👀 Why do eyes keep growing in adulthood?

How can the eyes of animals continue to grow after adulthood? This question, long without a clear answer, is newly illuminated by the study of a marine worm with astonishing visual capabilities. The discovery of a striking similarity with vertebrates opens perspectives on shared evolutionary mechanisms.

The marine worm *Platynereis dumerilii* is a model organism used to understand the development of eyes and the brain. Its camera-type eyes, comparable to those of vertebrates, provide it with sharp vision and persist in developing throughout its life. An international research team became interested in this phenomenon to uncover its secrets.


Analysis of these worms' retinas revealed a specific zone at its periphery where neural stem cells are concentrated. This region, named the ciliary marginal zone, is the site of active cell division during phases of eye growth. Nadja Milivojev, first author of the study, observed that these cells divide precisely at the edge of the retina, a characteristic also present in some vertebrates like fish.

Indeed, in fish and amphibians, the ciliary marginal zone produces new retinal neurons that allow for the expansion of the eye. The discovery of an analogous structure in the worm indicates that similar cellular solutions can emerge independently during evolution. Florian Raible, co-senior author, explains that this observation shows how the eyes of these invertebrates add photoreceptors and increase in size continuously.


Another unexpected aspect concerns the influence of environmental light on this growth. Molecular analyses highlighted that a light-sensitive molecule, c-opsin, modulates the activity of stem cells. Present in the worm's photoreceptor precursors, this molecule acts as a switch linking external light to cell proliferation. Thus, light is not only used for vision; it also participates in eye development (explanation at the end of the article).

These results help fill a gap in the understanding of ocular growth in invertebrates and vertebrates. They suggest that common principles might guide the evolution of sensory organs. New questions arise, particularly regarding the potential impact of artificial light on these biological processes. The study of stem cell systems in this worm could help understand how nervous tissues adapt and regenerate.


Kristin Tessmar-Raible, co-senior author, indicates that such discoveries are important for understanding the biology of living organisms. The article detailing this work was published in Nature Communications, offering a solid foundation for future investigations.

The influence of light on biology beyond vision

Light is perceived by living organisms through molecules called opsins, which convert light signals into biological responses. Traditionally associated with vision, opsins are actually involved in many processes, such as the regulation of circadian rhythms or the synchronization of sleep cycles. This functional diversity shows that light acts as a powerful environmental regulator.

Opsins are divided into several families, including c-opsins, found in vertebrates, and r-opsins, more common in invertebrates. The presence of a c-opsin in the worm *Platynereis* suggests that these molecules can have analogous roles in distinct evolutionary lineages. They often act as sensors that trigger cell signaling cascades, influencing, for example, stem cell division.

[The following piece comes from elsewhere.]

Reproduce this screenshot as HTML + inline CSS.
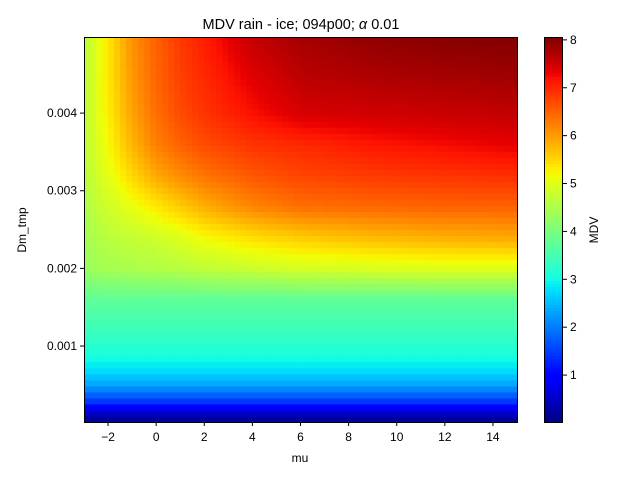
<!DOCTYPE html>
<html><head><meta charset="utf-8"><style>
body{margin:0;background:#fff;}
svg text{font-family:"Liberation Sans","DejaVu Sans",sans-serif;font-size:12px;fill:#000;}
</style></head><body>
<svg id="chart" width="640" height="480">
<text x="301" y="29" text-anchor="middle" style="font-size:14.5px">MDV rain - ice; 094p00; <tspan font-style="italic">α</tspan> 0.01</text>
<g id="cells"></g>
<rect x="84.5" y="37.5" width="433" height="385" fill="none" stroke="#000" stroke-width="1"/>
<g id="axes"></g>
<text x="300" y="462" text-anchor="middle">mu</text>
<text transform="translate(26,230) rotate(-90)" text-anchor="middle">Dm_tmp</text>
<g id="cbar"></g>
<rect x="544.5" y="37.5" width="18" height="385" fill="none" stroke="#000" stroke-width="1"/>
<text transform="translate(598,230) rotate(-90)" text-anchor="middle">MDV</text>
</svg>
<script>
const muValues=[-3,-2.5,-2,-1,0,1,2,4,6,9,12,15];
const dmValues=[0.0,0.0001,0.0002,0.0003,0.0005,0.0007,0.0009,0.0012,0.0016,0.002,0.0024,0.0028,0.0032,0.0036,0.004,0.0045,0.005];
const lowRows=[0.05,0.3,0.8,1.5,2.3,2.8,3.1,3.4,3.75];
const upperByMu=[
[4.3,4.4,4.5,4.6,4.6,4.6,4.6,4.6],
[4.4,4.55,4.7,4.85,4.95,5.0,5.0,5.0],
[4.45,4.65,4.85,5.05,5.2,5.3,5.35,5.35],
[4.5,4.75,5.1,5.5,5.8,5.95,6.05,6.1],
[4.55,4.85,5.35,5.9,6.25,6.4,6.48,6.5],
[4.62,5.0,5.6,6.15,6.5,6.7,6.8,6.85],
[4.7,5.2,5.85,6.35,6.7,6.9,7.0,7.1],
[4.8,5.45,6.2,6.6,6.9,7.2,7.4,7.6],
[4.9,5.6,6.4,6.75,7.0,7.45,7.65,7.8],
[4.95,5.75,6.45,6.85,7.15,7.5,7.75,7.95],
[5.0,5.85,6.5,6.9,7.25,7.55,7.8,8.02],
[5.0,5.9,6.5,6.95,7.35,7.6,7.85,8.05]];
const xTicks=[-2,0,2,4,6,8,10,12,14];
const yTicks=[0.001,0.002,0.003,0.004];
const yTickLabels=["0.001","0.002","0.003","0.004"];
const cTicks=[1,2,3,4,5,6,7,8];
const vmin=0.02,vmax=8.06;

const NS="http://www.w3.org/2000/svg";
const X0=84,X1=517,Y0=37,Y1=422;
const muMin=-3,muMax=15,dMin=0.0000216,dMax=0.00498;
const xs=m=>X0+(m-muMin)/(muMax-muMin)*(X1-X0);
const ys=d=>Y1-(d-dMin)/(dMax-dMin)*(Y1-Y0);
function seg(p,t){for(let k=0;k<p.length-1;k++){if(t<=p[k+1][0]){const a=(t-p[k][0])/(p[k+1][0]-p[k][0]);return p[k][1]+a*(p[k+1][1]-p[k][1]);}}return p[p.length-1][1];}
const RP=[[0,0],[0.35,0],[0.66,1],[0.89,1],[1,0.5]];
const GP=[[0,0],[0.125,0],[0.375,1],[0.64,1],[0.91,0],[1,0]];
const BP=[[0,0.5],[0.11,1],[0.34,1],[0.65,0],[1,0]];
function jet(v){let t=(v-vmin)/(vmax-vmin);t=Math.max(0,Math.min(1,t));
 return `rgb(${Math.round(seg(RP,t)*255)},${Math.round(seg(GP,t)*255)},${Math.round(seg(BP,t)*255)})`;}
function grid(i,j){return j<lowRows.length?lowRows[j]:upperByMu[i][j-lowRows.length];}
function idx(arr,v){let k=0;while(k<arr.length-2&&v>arr[k+1])k++;const t=Math.max(0,Math.min(1,(v-arr[k])/(arr[k+1]-arr[k])));return [k,t];}
function val(m,d){const [i,a]=idx(muValues,m),[j,b]=idx(dmValues,d);
 return grid(i,j)*(1-a)*(1-b)+grid(i+1,j)*a*(1-b)+grid(i,j+1)*(1-a)*b+grid(i+1,j+1)*a*b;}
const cells=document.getElementById('cells');
const nc=72,nr=64,dm=(muMax-muMin)/nc,dd=(dMax-dMin)/nr;
for(let c=0;c<nc;c++)for(let r=0;r<nr;r++){
 const m0=muMin+c*dm,d0=dMin+r*dd;
 const el=document.createElementNS(NS,'rect');
 const x=xs(m0),y=ys(d0+dd);
 el.setAttribute('x',x.toFixed(2));el.setAttribute('y',y.toFixed(2));
 el.setAttribute('width',(xs(m0+dm)-x+0.5).toFixed(2));el.setAttribute('height',(ys(d0)-y+0.5).toFixed(2));
 el.setAttribute('fill',jet(val(m0+dm/2,d0+dd/2)));
 
 
 cells.appendChild(el);}
const axes=document.getElementById('axes');
function add(tag,attrs,text){const e=document.createElementNS(NS,tag);for(const k in attrs)e.setAttribute(k,attrs[k]);if(text!==undefined)e.textContent=text;axes.appendChild(e);return e;}
xTicks.forEach(t=>{const x=xs(t);
 const l=add('line',{x1:x,x2:x,y1:422,y2:426,stroke:'#000'});
 
 
 const tx=add('text',{x:x,y:441,'text-anchor':'middle'},t<0?'−'+(-t):String(t));
 
 });
yTicks.forEach((t,k)=>{const y=ys(t);
 const l=add('line',{x1:80,x2:84,y1:y,y2:y,stroke:'#000'});
 
 
 const tx=add('text',{x:77,y:y+4,'text-anchor':'end'},yTickLabels[k]);
 
 });
const cbar=document.getElementById('cbar');
const cy=v=>422-(v-vmin)/(vmax-vmin)*385;
for(let k=0;k<128;k++){const v0=vmin+k*(vmax-vmin)/128,v1=vmin+(k+1)*(vmax-vmin)/128;
 const e=document.createElementNS(NS,'rect');
 e.setAttribute('x',544);e.setAttribute('y',cy(v1).toFixed(2));e.setAttribute('width',19);e.setAttribute('height',(cy(v0)-cy(v1)+0.5).toFixed(2));
 e.setAttribute('fill',jet((v0+v1)/2));
 
 
 cbar.appendChild(e);}
cTicks.forEach(t=>{const y=cy(t);
 const l=add('line',{x1:563,x2:567,y1:y,y2:y,stroke:'#000'});
 
 
 const tx=add('text',{x:570,y:y+4},String(t));
 
 });
</script>
</body></html>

Beyond the eyes, light modulates aspects such as skin pigmentation or plant growth via photosynthesis. In humans, exposure to natural light is essential for maintaining a balanced circadian rhythm. Disturbances caused by artificial light, particularly blue light from screens, can interfere with these natural processes.

Research on the interaction of light and biology helps understand how organisms adapt to their environment. It also raises questions about anthropogenic impacts, such as light pollution, which could alter biological mechanisms in wild species. By studying models like the marine worm, scientists explore the deep links between the light environment and the development of organisms.